● Problem to work on
Transcribe exactly the lines from the one containing "Emit a web page" through the one containing "14, 14.5, 15];", both included, and leave out any pictures.

● Exercise inputs
--- Begin ---

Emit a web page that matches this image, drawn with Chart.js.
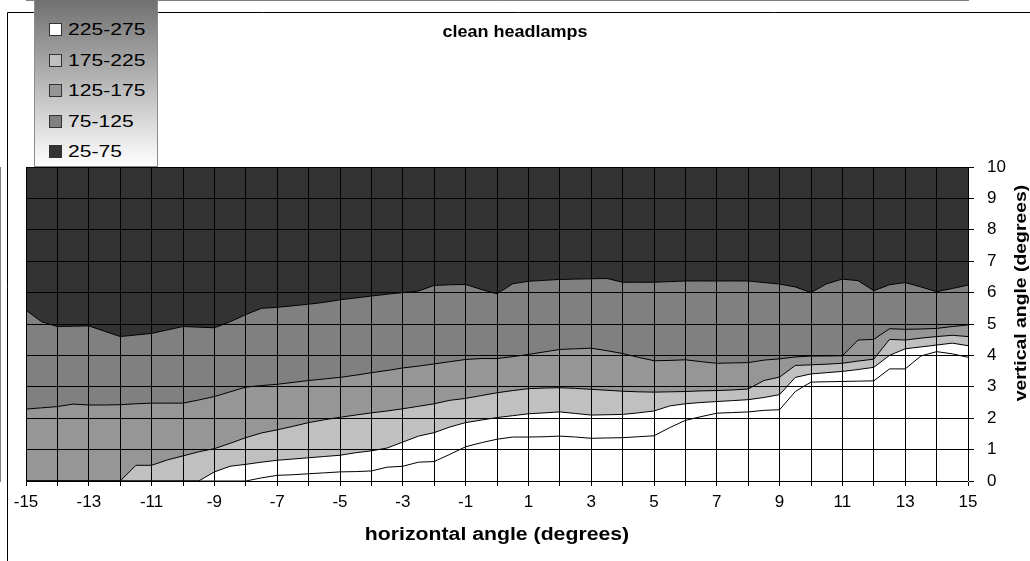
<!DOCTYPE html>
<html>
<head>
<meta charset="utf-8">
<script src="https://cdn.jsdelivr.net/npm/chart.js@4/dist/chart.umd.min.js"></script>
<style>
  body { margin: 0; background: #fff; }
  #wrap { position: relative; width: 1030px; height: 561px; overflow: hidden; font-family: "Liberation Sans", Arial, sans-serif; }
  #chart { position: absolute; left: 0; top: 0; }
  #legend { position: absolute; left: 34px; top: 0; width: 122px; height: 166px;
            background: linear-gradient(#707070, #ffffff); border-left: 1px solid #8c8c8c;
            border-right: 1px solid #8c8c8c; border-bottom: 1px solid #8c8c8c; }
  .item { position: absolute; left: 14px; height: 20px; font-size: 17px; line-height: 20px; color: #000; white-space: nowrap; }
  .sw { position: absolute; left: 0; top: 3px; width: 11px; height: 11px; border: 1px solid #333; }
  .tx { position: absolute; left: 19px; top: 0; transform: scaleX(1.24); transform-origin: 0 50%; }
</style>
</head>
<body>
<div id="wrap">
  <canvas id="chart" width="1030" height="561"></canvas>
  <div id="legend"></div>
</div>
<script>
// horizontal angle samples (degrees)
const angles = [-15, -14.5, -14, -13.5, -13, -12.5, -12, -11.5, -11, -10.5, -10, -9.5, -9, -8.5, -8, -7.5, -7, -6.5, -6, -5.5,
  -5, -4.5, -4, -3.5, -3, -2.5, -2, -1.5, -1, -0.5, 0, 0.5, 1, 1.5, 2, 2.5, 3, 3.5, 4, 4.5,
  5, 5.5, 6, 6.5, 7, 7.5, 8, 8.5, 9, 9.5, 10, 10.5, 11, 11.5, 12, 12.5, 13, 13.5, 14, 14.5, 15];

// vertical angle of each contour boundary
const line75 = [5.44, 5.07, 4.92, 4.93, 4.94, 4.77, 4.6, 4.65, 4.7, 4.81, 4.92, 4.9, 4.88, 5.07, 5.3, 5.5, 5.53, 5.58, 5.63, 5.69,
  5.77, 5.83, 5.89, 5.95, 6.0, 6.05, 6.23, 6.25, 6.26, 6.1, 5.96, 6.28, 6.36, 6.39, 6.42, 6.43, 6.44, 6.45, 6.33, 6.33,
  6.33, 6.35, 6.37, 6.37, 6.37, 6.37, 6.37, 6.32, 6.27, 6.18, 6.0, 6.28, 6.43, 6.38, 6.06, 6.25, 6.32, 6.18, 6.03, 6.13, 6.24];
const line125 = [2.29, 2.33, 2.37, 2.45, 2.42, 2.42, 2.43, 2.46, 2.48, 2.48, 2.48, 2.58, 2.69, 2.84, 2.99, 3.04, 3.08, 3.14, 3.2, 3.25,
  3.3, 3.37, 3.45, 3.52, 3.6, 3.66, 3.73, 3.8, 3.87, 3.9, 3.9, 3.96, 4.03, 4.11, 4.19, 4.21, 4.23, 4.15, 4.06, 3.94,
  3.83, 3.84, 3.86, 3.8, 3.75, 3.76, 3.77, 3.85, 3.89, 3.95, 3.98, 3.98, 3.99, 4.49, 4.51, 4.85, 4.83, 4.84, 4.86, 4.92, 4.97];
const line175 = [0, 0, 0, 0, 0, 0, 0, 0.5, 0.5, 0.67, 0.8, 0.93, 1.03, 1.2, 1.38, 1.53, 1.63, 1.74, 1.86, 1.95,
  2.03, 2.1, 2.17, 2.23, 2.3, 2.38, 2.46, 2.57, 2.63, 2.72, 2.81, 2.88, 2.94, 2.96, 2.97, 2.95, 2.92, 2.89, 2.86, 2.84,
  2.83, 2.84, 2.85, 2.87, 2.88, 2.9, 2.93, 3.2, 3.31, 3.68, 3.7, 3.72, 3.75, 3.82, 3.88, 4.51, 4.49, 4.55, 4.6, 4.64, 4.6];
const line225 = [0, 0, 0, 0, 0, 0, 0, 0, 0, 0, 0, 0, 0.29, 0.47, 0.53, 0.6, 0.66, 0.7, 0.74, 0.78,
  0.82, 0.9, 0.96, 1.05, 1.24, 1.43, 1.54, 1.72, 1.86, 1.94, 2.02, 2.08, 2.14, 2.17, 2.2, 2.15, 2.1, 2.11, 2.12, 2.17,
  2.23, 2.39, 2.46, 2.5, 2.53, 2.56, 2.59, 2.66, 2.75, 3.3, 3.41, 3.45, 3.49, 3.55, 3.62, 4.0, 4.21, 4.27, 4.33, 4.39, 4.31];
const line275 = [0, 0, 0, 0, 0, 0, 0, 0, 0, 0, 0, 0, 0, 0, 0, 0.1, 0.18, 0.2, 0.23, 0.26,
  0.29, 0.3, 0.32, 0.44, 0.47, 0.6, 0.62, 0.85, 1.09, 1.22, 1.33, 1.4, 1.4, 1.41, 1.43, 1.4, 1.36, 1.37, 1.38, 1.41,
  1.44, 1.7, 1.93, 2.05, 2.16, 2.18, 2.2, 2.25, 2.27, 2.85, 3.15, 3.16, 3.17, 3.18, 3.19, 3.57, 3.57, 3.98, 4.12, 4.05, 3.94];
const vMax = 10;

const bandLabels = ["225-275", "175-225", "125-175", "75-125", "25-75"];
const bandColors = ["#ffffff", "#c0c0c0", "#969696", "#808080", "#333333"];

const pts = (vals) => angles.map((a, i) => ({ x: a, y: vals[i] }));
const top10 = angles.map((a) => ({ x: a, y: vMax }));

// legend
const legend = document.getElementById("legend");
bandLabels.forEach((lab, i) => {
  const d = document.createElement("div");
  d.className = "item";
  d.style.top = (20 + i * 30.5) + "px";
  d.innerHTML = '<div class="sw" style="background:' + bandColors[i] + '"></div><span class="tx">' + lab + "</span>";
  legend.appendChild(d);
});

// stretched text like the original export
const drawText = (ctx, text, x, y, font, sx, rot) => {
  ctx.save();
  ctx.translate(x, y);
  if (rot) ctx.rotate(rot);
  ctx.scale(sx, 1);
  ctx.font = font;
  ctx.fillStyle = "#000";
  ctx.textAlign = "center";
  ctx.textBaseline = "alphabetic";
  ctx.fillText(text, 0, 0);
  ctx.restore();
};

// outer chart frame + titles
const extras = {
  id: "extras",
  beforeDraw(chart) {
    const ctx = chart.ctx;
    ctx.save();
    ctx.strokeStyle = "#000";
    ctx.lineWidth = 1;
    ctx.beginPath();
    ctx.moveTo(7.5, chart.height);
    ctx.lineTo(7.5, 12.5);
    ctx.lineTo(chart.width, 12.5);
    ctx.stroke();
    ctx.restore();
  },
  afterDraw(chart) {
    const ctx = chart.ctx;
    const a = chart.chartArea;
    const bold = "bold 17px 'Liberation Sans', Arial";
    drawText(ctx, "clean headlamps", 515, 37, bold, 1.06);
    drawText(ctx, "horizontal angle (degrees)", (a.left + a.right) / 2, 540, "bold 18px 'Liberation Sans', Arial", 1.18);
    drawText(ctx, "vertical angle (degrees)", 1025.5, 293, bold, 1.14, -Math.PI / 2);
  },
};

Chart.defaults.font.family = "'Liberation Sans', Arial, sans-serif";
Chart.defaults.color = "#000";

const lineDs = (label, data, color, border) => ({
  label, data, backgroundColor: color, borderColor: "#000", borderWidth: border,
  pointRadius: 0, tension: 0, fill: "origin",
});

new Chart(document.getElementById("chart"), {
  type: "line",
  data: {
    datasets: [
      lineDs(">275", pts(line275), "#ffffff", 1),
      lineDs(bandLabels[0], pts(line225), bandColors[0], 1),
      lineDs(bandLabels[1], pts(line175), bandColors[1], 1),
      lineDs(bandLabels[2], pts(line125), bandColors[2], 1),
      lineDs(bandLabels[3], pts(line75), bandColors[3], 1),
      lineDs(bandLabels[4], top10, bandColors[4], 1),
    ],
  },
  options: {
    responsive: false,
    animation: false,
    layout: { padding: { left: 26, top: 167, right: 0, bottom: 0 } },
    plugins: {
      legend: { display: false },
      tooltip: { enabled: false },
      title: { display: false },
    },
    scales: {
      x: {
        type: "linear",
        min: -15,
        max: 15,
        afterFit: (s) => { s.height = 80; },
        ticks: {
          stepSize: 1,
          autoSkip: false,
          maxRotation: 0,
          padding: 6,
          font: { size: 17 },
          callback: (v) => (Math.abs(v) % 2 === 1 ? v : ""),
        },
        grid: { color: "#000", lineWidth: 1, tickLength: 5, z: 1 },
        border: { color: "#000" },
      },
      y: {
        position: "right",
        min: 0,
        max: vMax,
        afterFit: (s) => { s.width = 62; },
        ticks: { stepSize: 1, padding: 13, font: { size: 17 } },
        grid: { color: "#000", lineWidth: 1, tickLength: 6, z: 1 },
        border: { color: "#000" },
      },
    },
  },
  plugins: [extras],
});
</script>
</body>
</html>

--- End ---
--- Begin ---

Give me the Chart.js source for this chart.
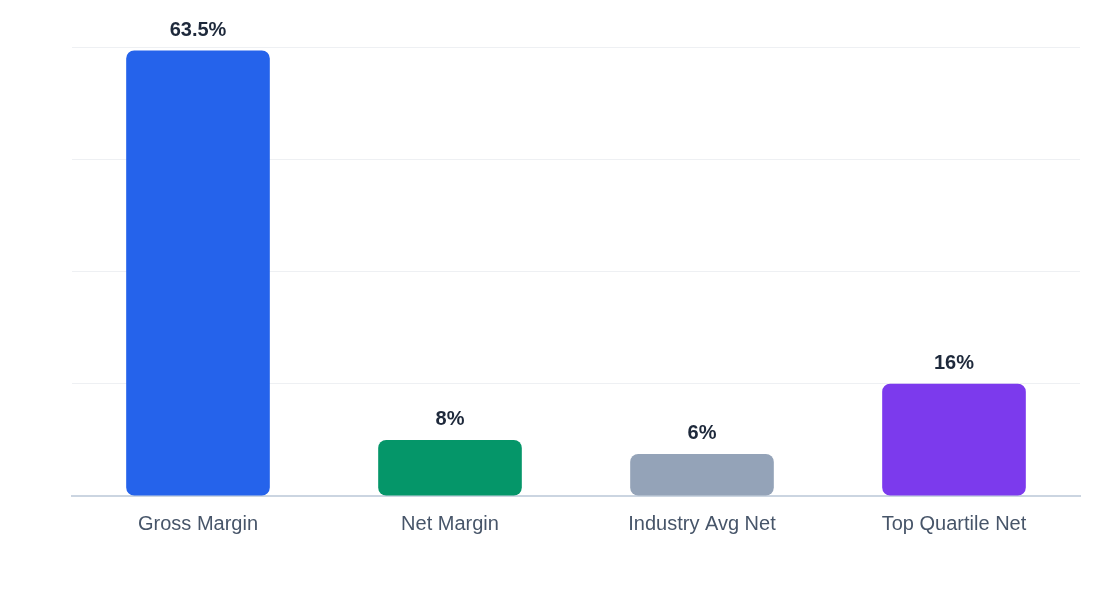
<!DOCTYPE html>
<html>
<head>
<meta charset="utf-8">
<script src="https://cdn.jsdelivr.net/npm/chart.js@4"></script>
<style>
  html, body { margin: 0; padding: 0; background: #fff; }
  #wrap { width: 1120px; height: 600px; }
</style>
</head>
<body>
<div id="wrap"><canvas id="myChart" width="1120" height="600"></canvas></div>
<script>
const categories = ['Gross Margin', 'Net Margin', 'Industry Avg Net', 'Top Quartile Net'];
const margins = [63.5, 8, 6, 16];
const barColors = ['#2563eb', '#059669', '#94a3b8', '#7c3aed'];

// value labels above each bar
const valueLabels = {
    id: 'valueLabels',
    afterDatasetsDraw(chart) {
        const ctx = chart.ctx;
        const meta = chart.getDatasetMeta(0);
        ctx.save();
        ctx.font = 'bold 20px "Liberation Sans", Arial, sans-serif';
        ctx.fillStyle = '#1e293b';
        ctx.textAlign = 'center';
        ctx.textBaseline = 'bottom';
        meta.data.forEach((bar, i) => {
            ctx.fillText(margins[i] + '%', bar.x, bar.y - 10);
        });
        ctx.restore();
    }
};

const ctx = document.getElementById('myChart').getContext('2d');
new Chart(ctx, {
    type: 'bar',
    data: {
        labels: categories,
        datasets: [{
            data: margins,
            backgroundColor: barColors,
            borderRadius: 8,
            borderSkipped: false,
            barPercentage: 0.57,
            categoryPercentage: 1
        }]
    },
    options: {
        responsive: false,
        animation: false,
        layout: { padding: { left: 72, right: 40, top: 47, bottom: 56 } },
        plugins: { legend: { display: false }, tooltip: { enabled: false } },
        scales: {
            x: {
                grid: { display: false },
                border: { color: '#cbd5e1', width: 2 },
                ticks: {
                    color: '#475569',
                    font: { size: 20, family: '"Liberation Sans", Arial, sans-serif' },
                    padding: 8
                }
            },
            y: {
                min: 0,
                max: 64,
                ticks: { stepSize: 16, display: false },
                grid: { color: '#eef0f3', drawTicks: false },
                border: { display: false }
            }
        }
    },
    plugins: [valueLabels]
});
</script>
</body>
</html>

--- End ---

● In response
Emit a web page that matches this image, drawn with Chart.js.
<!DOCTYPE html>
<html>
<head>
<meta charset="utf-8">
<script src="https://cdn.jsdelivr.net/npm/chart.js@4/dist/chart.umd.min.js"></script>
<style>
  body { margin: 0; background: #fff; }
  #wrap { position: relative; width: 1030px; height: 561px; overflow: hidden; font-family: "Liberation Sans", Arial, sans-serif; }
  #chart { position: absolute; left: 0; top: 0; }
  #legend { position: absolute; left: 34px; top: 0; width: 122px; height: 166px;
            background: linear-gradient(#707070, #ffffff); border-left: 1px solid #8c8c8c;
            border-right: 1px solid #8c8c8c; border-bottom: 1px solid #8c8c8c; }
  .item { position: absolute; left: 14px; height: 20px; font-size: 17px; line-height: 20px; color: #000; white-space: nowrap; }
  .sw { position: absolute; left: 0; top: 3px; width: 11px; height: 11px; border: 1px solid #333; }
  .tx { position: absolute; left: 19px; top: 0; transform: scaleX(1.24); transform-origin: 0 50%; }
</style>
</head>
<body>
<div id="wrap">
  <canvas id="chart" width="1030" height="561"></canvas>
  <div id="legend"></div>
</div>
<script>
// horizontal angle samples (degrees)
const angles = [-15, -14.5, -14, -13.5, -13, -12.5, -12, -11.5, -11, -10.5, -10, -9.5, -9, -8.5, -8, -7.5, -7, -6.5, -6, -5.5,
  -5, -4.5, -4, -3.5, -3, -2.5, -2, -1.5, -1, -0.5, 0, 0.5, 1, 1.5, 2, 2.5, 3, 3.5, 4, 4.5,
  5, 5.5, 6, 6.5, 7, 7.5, 8, 8.5, 9, 9.5, 10, 10.5, 11, 11.5, 12, 12.5, 13, 13.5, 14, 14.5, 15];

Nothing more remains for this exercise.